The Occupational Health and Safety Administration is likely to face difficulty enforcing President Joe Biden’s COVID-19 vaccine mandate and may have to rely on publicly shaming companies, a tactic popularized during the Obama era.
Biden called on OSHA last week to develop an Emergency Temporary Standard that would require employees at companies with 100 or more workers to be vaccinated or be tested once a week. Employers could face fines up to $14,000 per violation.
“The mandate affects somewhere between 80 million and 100 million workers, and just because of the large numbers of employers, that would make enforcement a bit tricky,” said Ian Carleton Schaefer, chairman of New York employment and labor law at the law firm Loeb and Loeb.
OSHA traditionally relies on complaints filed by employees in determining which companies to inspect. However, OHSA usually will not investigate until multiple complaints are filed.
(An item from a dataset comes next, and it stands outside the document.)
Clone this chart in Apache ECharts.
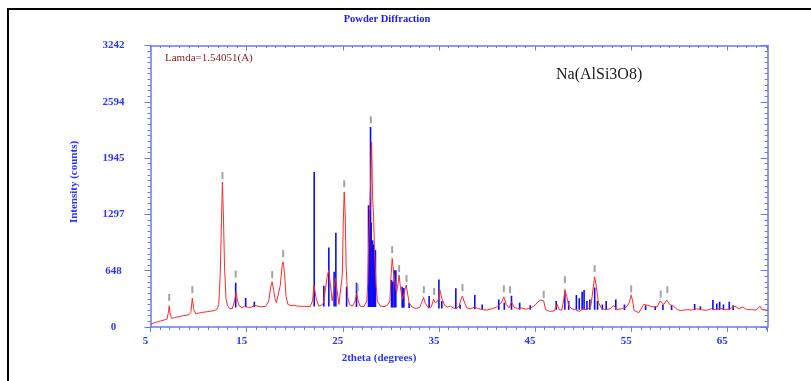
<!DOCTYPE html>
<html><head><meta charset="utf-8">
<script src="https://cdn.jsdelivr.net/npm/echarts@6/dist/echarts.min.js"></script>
<style>html,body{margin:0;padding:0;background:#fff}#c{width:811px;height:381px}</style>
</head><body><div id="c"></div>
<script>
// ---------------- data ----------------
const X_MIN = 5, X_MAX = 69.2;          // 2theta range (degrees)
const Y_MIN = 0, Y_MAX = 3242;          // intensity range
const xTickLabels = ['5','15','25','35','45','55','65'];
const yTickLabels = ['0','648','1297','1945','2594','3242'];

// measured profile (red)  [2theta, counts]
const redProfile = [
[5.0,30],[5.3,45],[5.6,55],[6.0,68],[6.4,80],[6.7,90],[6.85,160],[6.95,245],[7.05,150],[7.2,100],[7.5,108],[7.8,115],
[8.1,122],[8.4,130],[8.7,135],[9.0,142],[9.2,170],[9.35,333],[9.5,200],[9.7,150],[10.0,160],[10.4,168],[10.8,175],
[11.2,180],[11.6,190],[11.9,200],[12.1,260],[12.25,600],[12.4,1300],[12.48,1670],[12.58,1300],[12.7,700],[12.85,330],
[13.0,250],[13.2,215],[13.5,210],[13.75,300],[13.9,400],[14.0,330],[14.2,250],[14.5,220],[14.8,240],[15.0,260],
[15.2,225],[15.5,228],[15.8,250],[16.0,230],[16.5,232],[17.0,240],[17.3,300],[17.5,460],[17.65,520],[17.8,430],
[17.95,330],[18.1,280],[18.3,300],[18.5,480],[18.7,720],[18.8,750],[18.95,600],[19.1,350],[19.3,260],[19.6,245],
[20.0,250],[20.3,240],[21.0,238],[21.6,235],[21.85,300],[22.0,480],[22.1,470],[22.25,320],[22.5,240],[22.8,250],
[23.0,280],[23.2,300],[23.4,600],[23.55,655],[23.7,500],[23.9,300],[24.1,450],[24.25,560],[24.4,420],[24.6,260],
[24.8,250],[24.95,600],[25.05,1200],[25.15,1556],[25.25,1300],[25.35,700],[25.5,350],[25.7,260],[26.0,240],[26.3,300],
[26.45,390],[26.6,300],[26.8,240],[27.2,235],[27.5,300],[27.6,500],[27.7,1000],[27.8,1288],[27.9,1700],[28.0,2131],
[28.1,1500],[28.2,1288],[28.3,900],[28.45,500],[28.6,300],[28.9,240],[29.3,235],[29.6,245],[29.9,300],[30.0,550],
[30.14,790],[30.3,620],[30.45,480],[30.6,400],[30.75,500],[30.86,598],[31.0,450],[31.2,320],[31.4,400],[31.6,483],
[31.75,380],[31.9,280],[32.2,230],[32.6,215],[33.0,225],[33.2,280],[33.4,341],[33.6,270],[33.9,220],[34.2,230],
[34.45,318],[34.6,280],[34.9,300],[35.1,425],[35.3,330],[35.6,250],[35.9,230],[36.2,240],[36.5,220],[36.8,210],
[37.1,240],[37.3,320],[37.45,356],[37.6,300],[37.9,220],[38.3,210],[38.7,230],[39.0,215],[39.5,200],[40.0,195],
[40.5,210],[41.0,230],[41.5,280],[41.75,348],[42.0,260],[42.3,220],[42.55,290],[42.8,230],[43.2,210],[43.6,220],
[44.0,205],[44.5,215],[45.0,250],[45.3,290],[45.6,310],[45.9,300],[46.1,200],[46.5,180],[47.0,185],[47.3,260],
[47.5,200],[47.8,195],[48.0,330],[48.1,433],[48.3,350],[48.5,250],[48.8,210],[49.2,200],[49.6,180],[50.0,210],
[50.4,200],[50.8,240],[51.05,450],[51.2,578],[51.35,480],[51.6,280],[51.9,220],[52.3,200],[52.8,210],[53.2,250],
[53.5,200],[54.0,210],[54.5,230],[54.8,280],[55.0,368],[55.15,300],[55.3,190],[55.8,165],[56.0,170],[56.3,260],
[56.7,250],[57.0,240],[57.4,230],[57.7,230],[58.0,300],[58.1,310],[58.4,260],[58.7,310],[58.8,330],[59.0,260],
[59.4,240],[59.8,200],[60.2,190],[60.8,200],[61.3,195],[61.8,210],[62.3,200],[62.8,190],[63.3,210],[63.8,200],
[64.3,215],[64.8,200],[65.3,210],[65.8,240],[66.2,210],[66.6,230],[67.0,200],[67.5,200],[68.0,195],[68.4,240],
[68.6,200],[69.2,195]
];

// reference pattern sticks (blue)
const stickTheta = [13.86,14.9,15.8,22.03,23.03,23.55,24.1,24.28,25.4,26.43,27.68,27.74,27.8,27.89,27.95,28.1,28.17,28.23,28.32,28.4,
  30.07,30.2,30.35,30.52,31.18,31.35,31.9,33.98,35.0,35.3,36.76,37.2,38.73,39.5,41.23,41.8,42.55,43.4,44.5,47.2,48.1,48.5,
  49.3,49.6,49.9,50.1,50.4,50.7,51.2,51.5,52.0,52.4,53.4,54.3,56.5,57.5,58.3,59.2,61.6,62.2,63.5,63.9,64.2,64.6,65.2,65.6];
const stickTop = [510,333,290,1786,475,916,636,1085,463,509,1403,1350,1300,2303,1200,1000,950,905,890,885,
  540,520,655,655,463,450,280,356,548,300,445,260,368,260,318,280,360,280,250,300,406,300,
  368,330,406,425,300,318,456,300,260,300,318,260,250,240,260,250,265,240,310,270,290,260,290,250];
const stickBase = [225,228,230,235,235,235,235,235,232,230,230,230,230,230,230,230,230,230,230,230,
  225,225,225,225,222,222,220,215,212,212,210,210,205,205,200,200,200,200,200,200,200,200,
  200,200,200,200,200,200,200,200,200,200,200,195,195,195,195,195,195,195,195,195,195,195,195,195];

// peak position markers (grey)
const markerTheta = [6.95,9.35,12.48,13.86,17.66,18.8,25.15,26.55,27.92,30.14,30.86,31.63,33.43,34.5,37.45,41.75,42.4,45.9,48.1,51.2,55.0,58.07,58.76];
const markerCount = [300,390,1705,570,563,805,1610,414,2346,851,632,517,390,370,414,400,390,335,505,632,400,340,390];

// ---------------- chart ----------------
const off = v => v - X_MIN;
const axisBlue = '#6478ff', labelBlue = '#2a35ff';
const chart = echarts.init(document.getElementById('c'));
const commonX = {type:'value', min:0, max:X_MAX - X_MIN, interval:10, gridIndex:0};
const commonY = {type:'value', min:Y_MIN, max:Y_MAX, interval:(Y_MAX - Y_MIN)/5};
chart.setOption({
  animation:false,
  backgroundColor:'#fff',
  grid:{left:150.5, right:43.3, top:45.5, bottom:54, containLabel:false},
  xAxis:[
    Object.assign({}, commonX, {position:'bottom',
      axisLine:{show:true, onZero:false, lineStyle:{color:axisBlue, width:1.5}},
      axisTick:{show:true, inside:false, length:5, lineStyle:{color:axisBlue}},
      minorTick:{show:true, splitNumber:10, length:3, lineStyle:{color:axisBlue}},
      splitLine:{show:false},
      axisLabel:{show:true, margin:9, padding:[0,10,0,0], color:labelBlue, fontFamily:'Liberation Serif', fontWeight:'bold', fontSize:11,
        showMaxLabel:false,
        formatter:(v)=>{const k=v/10; return Math.abs(k-Math.round(k))<1e-6 ? xTickLabels[Math.round(k)] : '';}}}),
    Object.assign({}, commonX, {position:'top',
      axisLine:{show:true, onZero:false, lineStyle:{color:axisBlue, width:1.5}},
      axisTick:{show:true, inside:true, length:5, lineStyle:{color:axisBlue}},
      minorTick:{show:true, splitNumber:10, length:2.5, lineStyle:{color:axisBlue}},
      splitLine:{show:false}, axisLabel:{show:false}})
  ],
  yAxis:[
    Object.assign({}, commonY, {position:'left',
      axisLine:{show:true, onZero:false, lineStyle:{color:axisBlue, width:1.5}},
      axisTick:{show:true, inside:false, length:6, lineStyle:{color:axisBlue}},
      minorTick:{show:true, splitNumber:10, length:3, lineStyle:{color:axisBlue}},
      splitLine:{show:false},
      axisLabel:{show:true, margin:37, align:'center', color:labelBlue, fontFamily:'Liberation Serif', fontWeight:'bold', fontSize:11,
        formatter:(v)=>yTickLabels[Math.round(v/((Y_MAX-Y_MIN)/5))]}}),
    Object.assign({}, commonY, {position:'right',
      axisLine:{show:true, onZero:false, lineStyle:{color:axisBlue, width:1.5}},
      axisTick:{show:true, inside:true, length:7, lineStyle:{color:axisBlue}},
      minorTick:{show:true, splitNumber:10, length:3, lineStyle:{color:axisBlue}},
      splitLine:{show:false}, axisLabel:{show:false}})
  ],
  series:[
    {type:'custom', xAxisIndex:0, yAxisIndex:0, silent:true, clip:true,
      data: stickTheta.map((t,i)=>[off(t), stickBase[i], stickTop[i]]),
      renderItem:(params, api)=>{
        const a = api.coord([api.value(0), api.value(1)]);
        const b = api.coord([api.value(0), api.value(2)]);
        return {type:'line', shape:{x1:a[0], y1:a[1], x2:b[0], y2:b[1]}, style:{stroke:'#0a0aff', lineWidth:1.6}};
      }},
    {type:'line', xAxisIndex:0, yAxisIndex:0, silent:true, symbol:'none',
      data: redProfile.map(p=>[off(p[0]), p[1]]),
      lineStyle:{color:'#ff2a2a', width:1}},
    {type:'custom', xAxisIndex:0, yAxisIndex:0, silent:true,
      data: markerTheta.map((t,i)=>[off(t), markerCount[i]]),
      renderItem:(params, api)=>{
        const p = api.coord([api.value(0), api.value(1)]);
        return {type:'line', shape:{x1:p[0], y1:p[1], x2:p[0], y2:p[1]-7}, style:{stroke:'#a3a3a3', lineWidth:2}};
      }}
  ],
  graphic:[
    {type:'rect', shape:{x:8, y:9, width:900, height:500}, style:{fill:'none', stroke:'#000', lineWidth:2}, silent:true},
    {type:'text', x:387, y:19, style:{text:'Powder Diffraction', fill:'#1a1aff', font:'bold 10.5px "Liberation Serif"', textAlign:'center', textVerticalAlign:'middle'}},
    {type:'text', x:165, y:58, style:{text:'Lamda=1.54051(A)', fill:'#8b1a1a', font:'11px "Liberation Serif"', textAlign:'left', textVerticalAlign:'middle'}},
    {type:'text', x:556, y:75, style:{text:'Na(AlSi3O8)', fill:'#1a1a1a', font:'16px "Liberation Serif"', textAlign:'left', textVerticalAlign:'middle'}},
    {type:'text', x:379, y:358, style:{text:'2theta (degrees)', fill:'#2a35ff', font:'bold 11px "Liberation Serif"', textAlign:'center', textVerticalAlign:'middle'}},
    {type:'text', x:74, y:182, rotation:Math.PI/2, style:{text:'Intensity (counts)', fill:'#2a35ff', font:'bold 11px "Liberation Serif"', textAlign:'center', textVerticalAlign:'middle'}}
  ]
});
</script></body></html>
“One big challenge for enforcing OSHA mandates is the fact that OSHA as an agency is historically very underfunded and very understaffed,” said Jennifer Shinall, a professor of law at Vanderbilt University.
Shinall also noted that employees can only file complaints under OSHA. They cannot file lawsuits against employers for violating OSHA rules, as they can under many other federal laws.
Another method of enforcement would entail a registry in which companies would have to report the number of employees vaccinated and tested regularly. OSHA could then target the companies that did not comply or were slow to comply. But no such registry exists at the federal level, and setting one up could entail many difficulties.
“It would be pretty burdensome for the government to set up that kind of registry, and then we’ll get into all kinds of privacy concerns on the part of employees,” Schaeffer said. “So that’s a very big question mark that’s still out there.”